シンジ:だから僕はデザインも今は勉強してるから、じゃあインスタグラムに、結構毎日ぐらい、それなりにアップしてて。それで個人的にお金につながればいいなと思って。そしたら別にそれ続けながら、そっちでお金もらえてバンドを続けられるしって。だから今は一応、その、就職しないために、毎日デザインのほうでもちょっとお金になればいいなっていろいろ活動してる。

 カイも「普通に卒業して就職して家庭持って」という標準的ライフコースを、複数の理由を挙げて次のように批判した。

カイ:僕の偏見なんですけど、普通の企業に勤めます、月曜から金曜で休みは土日だけ、で、60歳で定年迎えます。そっから何ができるんだと思うんすよね。60歳までいかなくても、病気になって死ぬ人もいます。絶対死ぬ間際に後悔すると思うんすよ。ただ働いてしかないって。なんかそれが僕ちょっと怖いなと思って。だったらもう、リスク背負ってでも、たぶん人生なんてどうにかなると思ってるんで。最悪、後は自分が辛い思いして頑張るだけなんで。だったら一番若くて、何でもできるときにやりたいことを好きなだけやるほうがいいんじゃないかって。

 ほんと同級生とかみてると、子育てして鬱になる人もいますし。ある意味、人間の生き方って一般的、まあ一般的っていいたくないですけど、一般的な生き方って、普通に卒業して就職して家庭持って、っていうやつじゃないですか。それって僕、人間っぽくないと思ってんすよ。なんか宗教じゃないですけど、ちょっと怖いなって思うときがあって。まあそりゃ安定はあるかもしんないすけど、自分の自由を捧げてまで、そんなに将来って不安なのって。流れが怖いですよね、卒業してとりあえず就職するみたいな。

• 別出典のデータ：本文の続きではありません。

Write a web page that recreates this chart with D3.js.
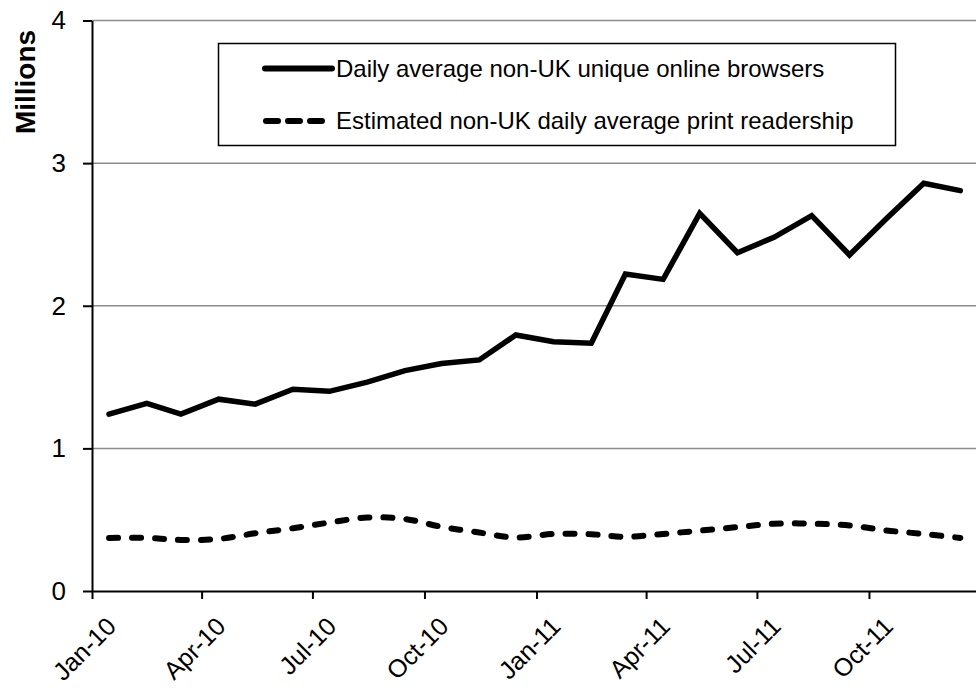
<!DOCTYPE html>
<html>
<head>
<meta charset="utf-8">
<script src="https://cdn.jsdelivr.net/npm/d3@7"></script>
<style>
  html, body { margin: 0; padding: 0; background: #fff; }
  svg { display: block; font-family: "Liberation Sans", Arial, sans-serif; }
</style>
</head>
<body>
<svg id="chart" width="976" height="688"></svg>
<script>
// ---- data ----
const months = [
  "2010-01","2010-02","2010-03","2010-04","2010-05","2010-06",
  "2010-07","2010-08","2010-09","2010-10","2010-11","2010-12",
  "2011-01","2011-02","2011-03","2011-04","2011-05","2011-06",
  "2011-07","2011-08","2011-09","2011-10","2011-11","2011-12"
];
const onlineBrowsers = [
  1.24, 1.315, 1.24, 1.345, 1.31, 1.415, 1.40, 1.465, 1.545, 1.595, 1.62, 1.795,
  1.748, 1.737, 2.222, 2.185, 2.648, 2.372, 2.48, 2.632, 2.356, 2.608, 2.859, 2.807
];
const printReadership = [
  0.372, 0.372, 0.358, 0.365, 0.405, 0.44, 0.48, 0.515, 0.505, 0.45, 0.41, 0.375,
  0.40, 0.398, 0.38, 0.40, 0.423, 0.448, 0.472, 0.472, 0.46, 0.425, 0.40, 0.372
];
const seriesNames = [
  "Daily average non-UK unique online browsers",
  "Estimated non-UK daily average print readership"
];
const yTicks = [0, 1, 2, 3, 4];
const xTickLabels = ["Jan-10","Apr-10","Jul-10","Oct-10","Jan-11","Apr-11","Jul-11","Oct-11"];
const yTitle = "Millions";

(function () {
// ---- scales ----
const parseMonth = d3.timeParse("%Y-%m");
const monthDates = months.map(m => { const d = parseMonth(m); d.setDate(15); return d; });
const tickParse = d3.timeParse("%b-%y");
const tickDates = xTickLabels.map(t => tickParse(t));

const pLeft = 92, pRight = 981, pTop = 20.5, pBottom = 591;
const x = d3.scaleTime().domain([new Date(2010, 0, 1), new Date(2012, 0, 1)]).range([pLeft, pRight]);
const y = d3.scaleLinear().domain([0, 4]).range([pBottom, pTop]);

const svg = d3.select("#chart");
svg.append("rect").attr("width", 976).attr("height", 688).attr("fill", "#fff");

// gridlines
svg.append("g").selectAll("line").data(yTicks.filter(v => v > 0)).join("line")
  .attr("x1", pLeft).attr("x2", 976)
  .attr("y1", d => y(d)).attr("y2", d => y(d))
  .attr("stroke", "#8c8c8c").attr("stroke-width", 1.5);

// y axis
const yAxis = d3.axisLeft(y).tickValues(yTicks).tickFormat(d3.format("d")).tickSizeInner(9).tickSizeOuter(0).tickPadding(17);
const gy = svg.append("g").attr("transform", `translate(${pLeft},0)`).call(yAxis);
gy.select(".domain").attr("stroke", "#000").attr("stroke-width", 2);
gy.selectAll(".tick line").attr("stroke", "#000").attr("stroke-width", 2);
gy.selectAll(".tick text").attr("font-size", 26).attr("fill", "#000")
  .attr("font-family", "Liberation Sans, Arial, sans-serif");

// x axis
const xAxis = d3.axisBottom(x).tickValues(tickDates).tickFormat((d, i) => xTickLabels[i]).tickSizeInner(8).tickSizeOuter(0);
const gx = svg.append("g").attr("transform", `translate(0,${pBottom})`).call(xAxis);
gx.select(".domain").attr("stroke", "#000").attr("stroke-width", 2);
gx.selectAll(".tick line").attr("stroke", "#000").attr("stroke-width", 2);
gx.selectAll(".tick text")
  .attr("font-size", 25).attr("fill", "#000")
  .attr("font-family", "Liberation Sans, Arial, sans-serif")
  .attr("text-anchor", "end")
  .attr("y", 0).attr("dy", 0)
  .attr("transform", "translate(25,37) rotate(-45)");

// y title
svg.append("text")
  .attr("transform", "translate(35,82) rotate(-90)")
  .attr("text-anchor", "middle")
  .attr("font-weight", "bold").attr("font-size", 28).attr("fill", "#000")
  .text(yTitle);

// lines
const solidLine = d3.line().x((d, i) => x(monthDates[i])).y(d => y(d));
const dashLine = d3.line().x((d, i) => x(monthDates[i])).y(d => y(d)).curve(d3.curveCatmullRom.alpha(0.5));

svg.append("path").datum(printReadership)
  .attr("d", dashLine).attr("fill", "none").attr("stroke", "#000")
  .attr("stroke-width", 6).attr("stroke-linecap", "round")
  .attr("stroke-dasharray", "9,14");

svg.append("path").datum(onlineBrowsers)
  .attr("d", solidLine).attr("fill", "none").attr("stroke", "#000")
  .attr("stroke-width", 5.5).attr("stroke-linejoin", "miter").attr("stroke-linecap", "round");

// legend
const lg = svg.append("g");
lg.append("rect").attr("x", 218.5).attr("y", 43.5).attr("width", 677).attr("height", 102)
  .attr("fill", "#fff").attr("stroke", "#000").attr("stroke-width", 1.5);
lg.append("line").attr("x1", 265).attr("x2", 332).attr("y1", 68.5).attr("y2", 68.5)
  .attr("stroke", "#000").attr("stroke-width", 6).attr("stroke-linecap", "round");
lg.append("text").attr("x", 336).attr("y", 68.5).attr("dy", "0.35em")
  .attr("font-size", 24).attr("fill", "#000").text(seriesNames[0]);
lg.append("line").attr("x1", 266).attr("x2", 322).attr("y1", 121).attr("y2", 121)
  .attr("stroke", "#000").attr("stroke-width", 6).attr("stroke-linecap", "round")
  .attr("stroke-dasharray", "12,10");
lg.append("text").attr("x", 336).attr("y", 121).attr("dy", "0.35em")
  .attr("font-size", 24).attr("fill", "#000").text(seriesNames[1]);
})();
</script>
</body>
</html>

 こうした正規就職への忌避感の程度にはグラデーションがある。たとえば、実際に正規就職したサトシは次のように語った。

――周りの先輩ってほとんどフリーター?

サトシ:大学卒業してる方で、(バンド活動に)一生懸命、精力的な方はほぼ。就職してたとしても工場とか、そんなに残業とかもない。仕事に対してそんなに欲がなくて、バンドのために仕事をやる人が多いですね。